_CHALLENGE_: Find the number of lines below in which the word "matplotlib" appears, and write that number only.

_MATERIAL FOR THIS EXERCISE_:

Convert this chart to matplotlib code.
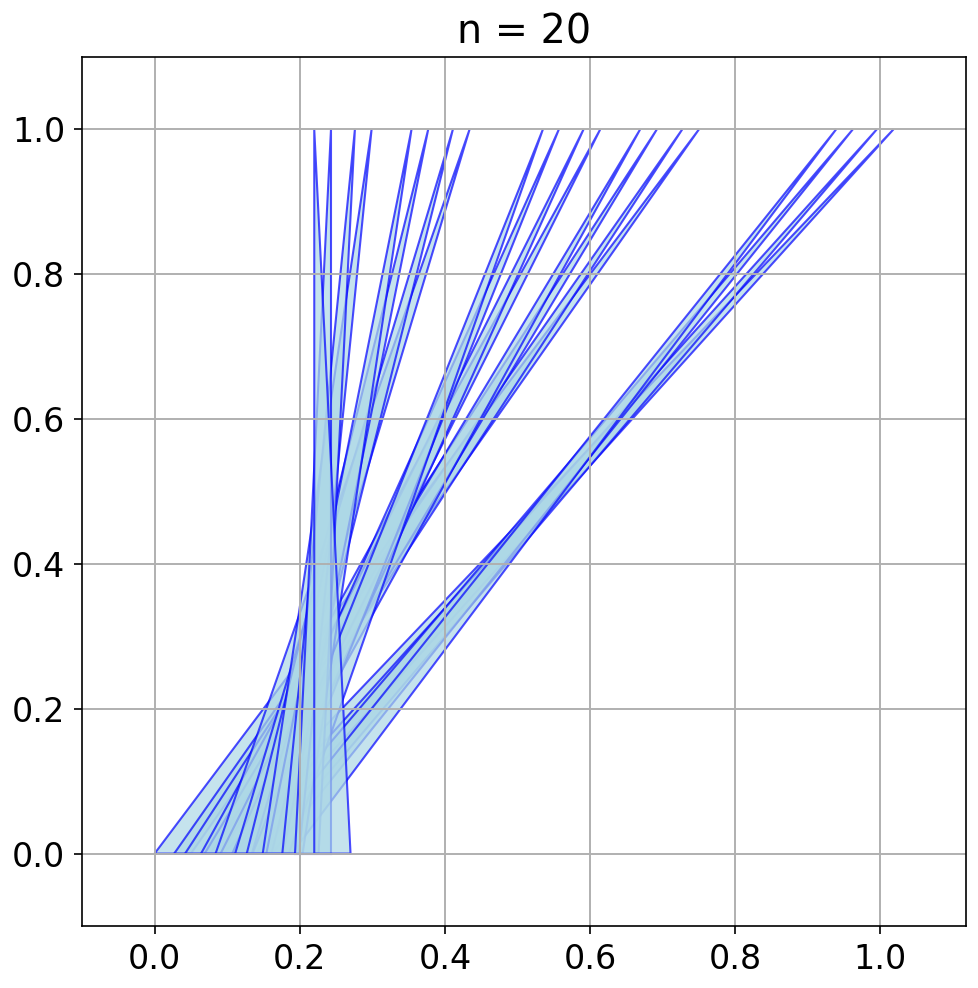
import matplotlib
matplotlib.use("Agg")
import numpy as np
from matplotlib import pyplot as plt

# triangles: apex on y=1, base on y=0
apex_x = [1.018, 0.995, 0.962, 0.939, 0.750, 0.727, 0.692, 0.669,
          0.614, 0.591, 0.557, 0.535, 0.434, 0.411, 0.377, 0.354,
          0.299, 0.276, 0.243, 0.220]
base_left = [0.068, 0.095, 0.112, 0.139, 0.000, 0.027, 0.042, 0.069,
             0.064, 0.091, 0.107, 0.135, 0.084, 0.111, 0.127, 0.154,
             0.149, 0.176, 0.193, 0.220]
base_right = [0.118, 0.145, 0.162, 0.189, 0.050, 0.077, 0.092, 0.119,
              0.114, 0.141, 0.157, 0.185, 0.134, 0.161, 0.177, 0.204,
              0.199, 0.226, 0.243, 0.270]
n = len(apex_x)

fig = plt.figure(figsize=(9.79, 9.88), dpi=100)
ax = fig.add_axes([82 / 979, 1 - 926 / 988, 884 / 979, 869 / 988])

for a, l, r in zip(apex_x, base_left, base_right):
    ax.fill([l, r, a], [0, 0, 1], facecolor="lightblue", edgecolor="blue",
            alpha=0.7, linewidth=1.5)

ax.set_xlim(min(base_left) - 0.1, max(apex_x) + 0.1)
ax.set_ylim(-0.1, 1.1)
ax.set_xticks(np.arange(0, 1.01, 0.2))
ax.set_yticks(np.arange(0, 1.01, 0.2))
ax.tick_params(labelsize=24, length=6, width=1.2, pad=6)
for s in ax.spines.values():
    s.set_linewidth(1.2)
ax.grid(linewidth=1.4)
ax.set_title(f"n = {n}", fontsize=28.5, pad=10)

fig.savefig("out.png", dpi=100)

--

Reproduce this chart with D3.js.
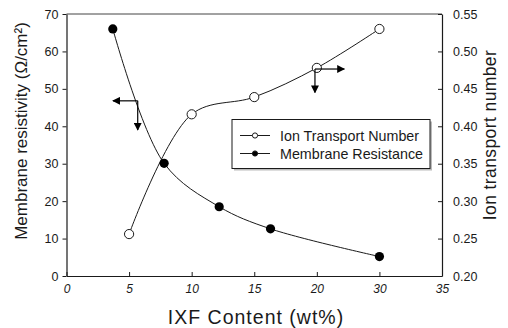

_COMPLETE RESPONSE_: 4